11 Comments on How to fix VAR in two easy steps

  1. I like the idea of this 2 challenges per game its similar to DRS in cricket and its very effectively used there…

  2. I could fix VAR in one easy step – chuck it in the bin as an utterly wank idea that will further add to the increasingly insipid atmosphere around the English grounds.

    Football’s one of the most popular spectator sports on the planet for a reason, why fuck with it?

  3. I’m just looking forward to seeing players add a new gesture into their repertoirs: outlining the shape of a tv box. Now, instead of the tired old waving the yellow card gesture, we can also have them drawing boxes for referees. Should be fun.

  4. Here here, Tim. Completely agree with this. The “secret directives for refs” thing is an absolute outrage. Limiting VAR to a challenge system is just common sense (I’d like to see 2 a game, one in each half, but the first one carrying over to the second half if you don’t use it in the first).

  5. Cheers Tim.

    I agree that VARs is the way forward even if there’s certainly room for discussion on how exactly it’s implemented. During the tournament there was sometimes confusion over what was being reviewed and even sometimes over who was making the calls. Sometimes it was the ref, sometimes it seemed like it was whoever was in charge of the system, and worryingly, sometimes it seemed to depend on how much players complained. There needs to be clarity regarding who is deciding when VARs is used.

    While I’m not sure if I think limiting challenges to just one per half is totally satisfactory it would certainly be a good place to start and would get people used to the idea with minimal disruption to how we’re all used to watching the games.
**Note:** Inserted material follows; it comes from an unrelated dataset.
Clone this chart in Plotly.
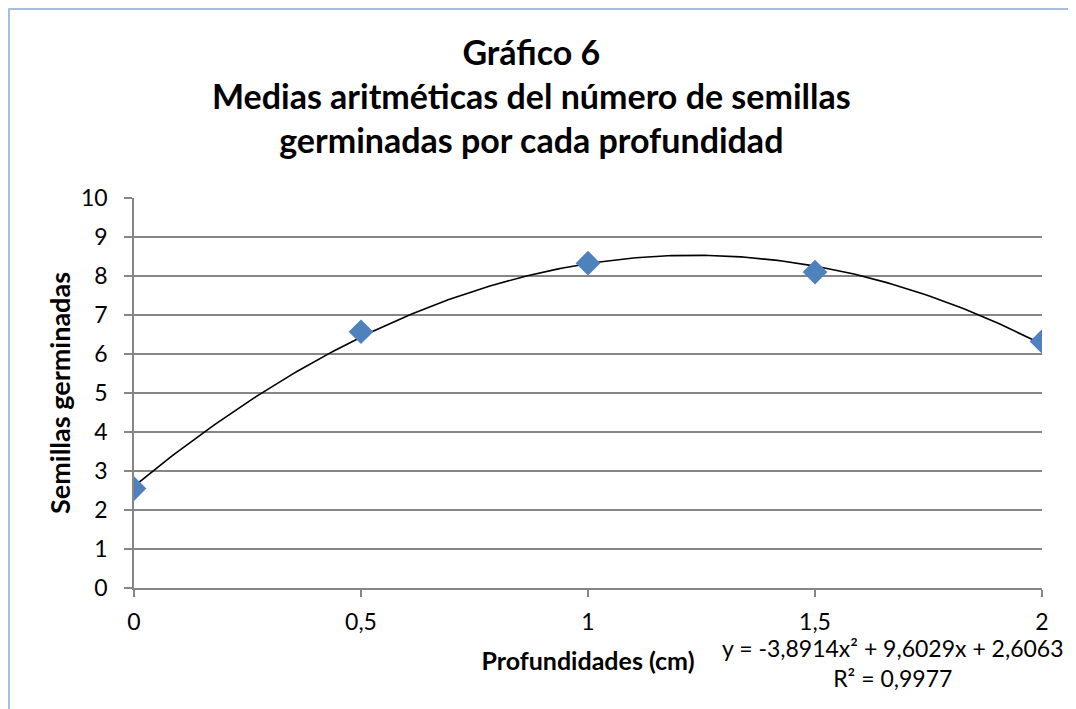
import numpy as np
import plotly.graph_objects as go

# depths (cm) and mean germinated seeds
profundidades = [0, 0.5, 1, 1.5, 2]
semillas = [2.55, 6.57, 8.33, 8.10, 6.32]

# polynomial trendline (order 2) as reported on the chart
coef_a, coef_b, coef_c = -3.8914, 9.6029, 2.6063
r2 = 0.9977

FONT = "Lato, Open Sans, sans-serif"
BORDER = "#A7BFDE"

xs = np.linspace(min(profundidades), max(profundidades), 200)
ys = coef_a * xs ** 2 + coef_b * xs + coef_c

fig = go.Figure()
fig.add_trace(go.Scatter(
    x=xs, y=ys, mode="lines",
    line=dict(color="black", width=1.6),
    hoverinfo="skip", showlegend=False,
))
fig.add_trace(go.Scatter(
    x=profundidades, y=semillas, mode="markers",
    marker=dict(symbol="diamond", size=19, color="#4F81BD"),
    showlegend=False,
))

eq = (f"y = {coef_a:.4f}x² + {coef_b:.4f}x + {coef_c:.4f}".replace(".", ",")
      + "<br>" + f"R² = {r2:.4f}".replace(".", ","))

# page body has an 8px margin, so the figure is a bit smaller than the window
fig.update_layout(
    width=1068, height=701,
    margin=dict(l=126, r=34, t=190, b=121),
    paper_bgcolor="white", plot_bgcolor="white",
    separators=",.",
    font=dict(family=FONT, color="black", size=23),
    title=dict(
        text="<b>Gráfico 6<br>Medias aritméticas del número de semillas<br>germinadas por cada profundidad</b>",
        x=0.49, xanchor="center", y=0.919, yanchor="top",
        font=dict(family=FONT, size=34, color="black"),
    ),
    xaxis=dict(
        range=[0, 2], tickvals=[0, 0.5, 1, 1.5, 2],
        showgrid=False, zeroline=False,
        showline=True, linecolor="#868686", linewidth=1.5,
        ticks="outside", ticklen=7, tickcolor="#868686", tickwidth=1.5,
        tickfont=dict(size=23), tickformat=".1~f", ticklabelstandoff=6,
        title=dict(text="<b>Profundidades (cm)</b>", font=dict(size=25), standoff=18),
    ),
    yaxis=dict(
        range=[0, 10], dtick=1,
        showgrid=True, gridcolor="#868686", gridwidth=1.5,
        zeroline=False,
        showline=True, linecolor="#868686", linewidth=1.5,
        ticks="outside", ticklen=8, tickcolor="#868686", tickwidth=1.5,
        tickfont=dict(size=23), ticklabelstandoff=12,
        title=dict(text="<b>Semillas germinadas</b>", font=dict(size=27), standoff=3),
    ),
    annotations=[dict(
        text=eq, xref="paper", yref="paper", x=0.836, y=-0.114,
        xanchor="center", yanchor="top", showarrow=False,
        font=dict(size=23), align="center",
    )],
    shapes=[
        dict(type="line", xref="paper", yref="paper", x0=-0.1382, x1=1.05,
             y0=1.4859, y1=1.4859, line=dict(color=BORDER, width=3)),
        dict(type="line", xref="paper", yref="paper", x0=-0.1382, x1=-0.1382,
             y0=1.4859, y1=-0.4, line=dict(color=BORDER, width=3)),
    ],
)

fig.write_html("out.html")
    Regarding the elbow in the final I agree that it was a crazy decision not to give Jara a red card and it’s probably ‘mistakes’ like that that will make some think it’s all pointless but at least in that instance there’s no ambiguity. We know that the ref saw the incident and we know that he bottled it (probably because it was the final). If referees were to make similar calls in the future at least we don’t have to wonder whether they saw it or not or whether they saw it from a bad angle or whatever.

    I think despite the criticism of the system, and all the controversy, I can only think of maybe two incidents they got wrong, the elbow in the final and a handball deflection in a Germany game (I think). There were far more incidents of goals that may have been allowed (and looked like they should have been allowed) that we’re correctly ruled out, usually because of offsides. In that sense I think the system was a success.
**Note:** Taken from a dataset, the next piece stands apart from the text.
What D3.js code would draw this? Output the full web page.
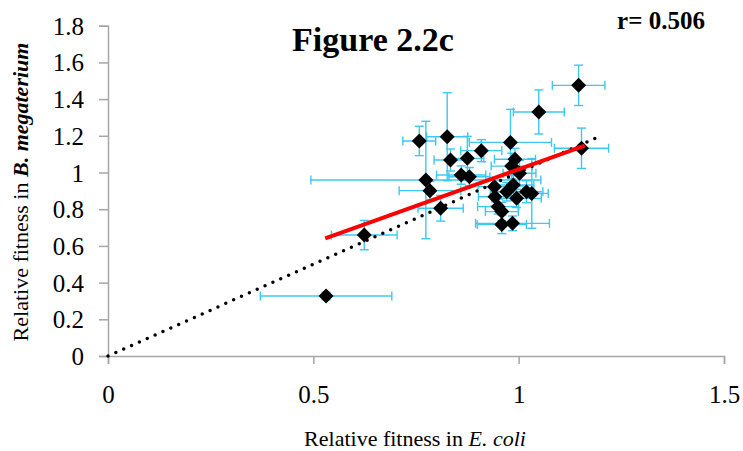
<!DOCTYPE html>
<html>
<head>
<meta charset="utf-8">
<script src="https://cdn.jsdelivr.net/npm/d3@7"></script>
<style>
  html, body { margin: 0; padding: 0; background: #fff; }
  svg { display: block; }
  text { font-family: "Liberation Serif", "Times New Roman", serif; fill: #000; }
</style>
</head>
<body>
<svg id="chart" width="743" height="451"></svg>
<script>
// Relative fitness of each strain in E. coli (x) and B. megaterium (y)
const fitnessEcoli = [0.531, 0.624, 0.758, 0.826, 0.774, 0.784, 0.810, 0.834, 0.875, 0.860,
                      0.880, 0.909, 0.980, 1.049, 1.146, 1.153, 0.991, 0.983, 1.002, 0.941,
                      0.987, 0.942, 0.995, 0.950, 0.959, 1.019, 1.032, 0.959, 0.985, 0.971];
const fitnessBmeg  = [0.327, 0.659, 1.172, 1.195, 0.959, 0.901, 0.805, 1.068, 1.077, 0.986,
                      0.977, 1.119, 1.164, 1.330, 1.475, 1.132, 1.072, 1.035, 0.996, 0.923,
                      0.932, 0.868, 0.859, 0.814, 0.787, 0.895, 0.886, 0.717, 0.723, 0.895];
// Error bar half-widths (standard error)
const errEcoli = [0.160, 0.080, 0.040, 0.050, 0.280, 0.075, 0.055, 0.040, 0.040, 0.060,
                  0.050, 0.050, 0.100, 0.062, 0.064, 0.066, 0.050, 0.050, 0.040, 0.040,
                  0.050, 0.040, 0.060, 0.050, 0.040, 0.040, 0.040, 0.060, 0.090, 0.040];
const errBmeg  = [0.020, 0.080, 0.080, 0.240, 0.320, 0.050, 0.070, 0.060, 0.120, 0.050,
                  0.050, 0.060, 0.180, 0.120, 0.110, 0.110, 0.060, 0.070, 0.070, 0.050,
                  0.060, 0.050, 0.050, 0.040, 0.050, 0.060, 0.190, 0.050, 0.040, 0.050];

// Least-squares trend line end points and the 1:1 reference line
const trendX = [0.529, 1.161];
const trendY = [0.641, 1.146];
const identityX = [0, 1.19];
const identityY = [0, 1.19];

const xTicks = [0, 0.5, 1, 1.5];
const yTicks = [0, 0.2, 0.4, 0.6, 0.8, 1, 1.2, 1.4, 1.6, 1.8];

const points = fitnessEcoli.map((x, i) => ({ x, y: fitnessBmeg[i], ex: errEcoli[i], ey: errBmeg[i] }));

const svg = d3.select("#chart");
const x = d3.scaleLinear().domain([0, 1.5]).range([108, 724]);
const y = d3.scaleLinear().domain([0, 1.8]).range([356, 25.7]);

const axisColor = "#a6a6a6";

// Axes
const gx = svg.append("g").attr("transform", `translate(0,${y(0)})`)
  .call(d3.axisBottom(x).tickValues(xTicks).tickSize(8).tickFormat(d3.format("")));
gx.select(".domain").attr("stroke", axisColor).attr("stroke-width", 1.5);
gx.selectAll(".tick line").attr("stroke", axisColor).attr("stroke-width", 1.5);
gx.selectAll(".tick text").attr("font-size", 25).attr("y", 47).attr("dy", 0)
  .attr("font-family", "Liberation Serif");

const gy = svg.append("g").attr("transform", `translate(${x(0)},0)`)
  .call(d3.axisLeft(y).tickValues(yTicks).tickSize(9).tickPadding(15).tickFormat(d3.format("")));
gy.select(".domain").attr("stroke", axisColor).attr("stroke-width", 1.5);
gy.selectAll(".tick line").attr("stroke", axisColor).attr("stroke-width", 1.5);
gy.selectAll(".tick text").attr("font-size", 25).attr("dy", "0.34em")
  .attr("font-family", "Liberation Serif");

// Error bars
const errColor = "#3cc8f2";
const cap = 4.5;
const eb = svg.append("g").attr("stroke", errColor).attr("stroke-width", 1.4).attr("fill", "none");
points.forEach(p => {
  const g = eb.append("g");
  g.append("line").attr("x1", x(p.x - p.ex)).attr("x2", x(p.x + p.ex)).attr("y1", y(p.y)).attr("y2", y(p.y));
  g.append("line").attr("x1", x(p.x - p.ex)).attr("x2", x(p.x - p.ex)).attr("y1", y(p.y) - cap).attr("y2", y(p.y) + cap);
  g.append("line").attr("x1", x(p.x + p.ex)).attr("x2", x(p.x + p.ex)).attr("y1", y(p.y) - cap).attr("y2", y(p.y) + cap);
  g.append("line").attr("x1", x(p.x)).attr("x2", x(p.x)).attr("y1", y(p.y - p.ey)).attr("y2", y(p.y + p.ey));
  g.append("line").attr("x1", x(p.x) - cap).attr("x2", x(p.x) + cap).attr("y1", y(p.y - p.ey)).attr("y2", y(p.y - p.ey));
  g.append("line").attr("x1", x(p.x) - cap).attr("x2", x(p.x) + cap).attr("y1", y(p.y + p.ey)).attr("y2", y(p.y + p.ey));
});

// Diamond markers
const hw = 7.5, hh = 7.5;
svg.append("g").selectAll("path").data(points).join("path")
  .attr("d", d => `M${x(d.x)},${y(d.y) - hh}L${x(d.x) + hw},${y(d.y)}L${x(d.x)},${y(d.y) + hh}L${x(d.x) - hw},${y(d.y)}Z`)
  .attr("fill", "#000");

// 1:1 dotted line
const line = d3.line().x(d => x(d[0])).y(d => y(d[1]));
svg.append("path")
  .attr("d", line(identityX.map((v, i) => [v, identityY[i]])))
  .attr("fill", "none").attr("stroke", "#000").attr("stroke-width", 3.5)
  .attr("stroke-linecap", "round").attr("stroke-dasharray", "0 8.6");

// Linear trend line
svg.append("path")
  .attr("d", line(trendX.map((v, i) => [v, trendY[i]])))
  .attr("fill", "none").attr("stroke", "#ff0000").attr("stroke-width", 4);

// Titles
svg.append("text").attr("x", 373).attr("y", 51).attr("text-anchor", "middle")
  .attr("font-size", 34).attr("font-weight", "bold").text("Figure 2.2c");
svg.append("text").attr("x", 661).attr("y", 29).attr("text-anchor", "middle")
  .attr("font-size", 25).attr("font-weight", "bold").text("r= 0.506");

const xt = svg.append("text").attr("x", 415).attr("y", 446).attr("text-anchor", "middle").attr("font-size", 22);
xt.append("tspan").text("Relative fitness in ");
xt.append("tspan").attr("font-style", "italic").text("E. coli");

const yt = svg.append("text").attr("transform", "translate(28,192) rotate(-90)")
  .attr("text-anchor", "middle").attr("font-size", 22);
yt.append("tspan").text("Relative fitness in ");
yt.append("tspan").attr("font-style", "italic").attr("font-weight", "bold").text("B. megaterium");
</script>
</body>
</html>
    Lastly, in my opinion, I think it’s important that something like VARs isn’t expected to be 100% foolproof in order to be worth persisting with. No system like this is going to be perfect and I think it’s more important to focus on all of the correct decisions the system leads to than the few mistakes/errors/dodgy decisions that slip through the cracks.

  6. Agree with Jeremy. Football needed video technology 10 years ago. Keep at it and even FIFA and the Premier League should be able to figure it out eventually.

    Unless for some nefarious reasons they want to intentionally screw the pooch and although I love me a good conspiracy now and again, I’m not buying into that stuff just yet.

  7. I suggest that the VAR is played on the big screen in the stadium whenever the ref consults it.

    Since I am sure that the audience understands the “laws” better than the ref as most of it is 90% common sense.

  8. Really what we need is the VAR to be running a few seconds AHEAD of play, so when an incident occurs they can already be in the refs ear ‘play the advantave, keep it moving’ etc. Super fluid football. Referereed in the future for realtime accurate results. ‘In 7 seconds they’ll score, but watch the winger who sneaks into an offside position in front of the keeper. No goal.’ We dont even have to wait for decisions. THE DECISIONS HAVE BEEN MADE BEFORE THE ACTUAL EVENTS. Sort of like how corrupt referees work currently.

  9. Here’s some other simple solutions to improve the game.

    1. Any fan who’s disappointed or distraught with the reversal of the goal, or the time it took to arrive at the right decision, will be afforded a free counseling session from the on hand, club employed psychologist.

    2. A hand ball can only be awarded if a player actually catches the ball with his hands and holds on to it for more than five seconds. The accurate time of ” hand ball possession ” should be measured with the referee’s ” hand ball” watch , which should be worn on his left wrist, between the “goal line technology” watch and the “full time “match watch.

    Any fan disappointed with the rule no2, see rule no1.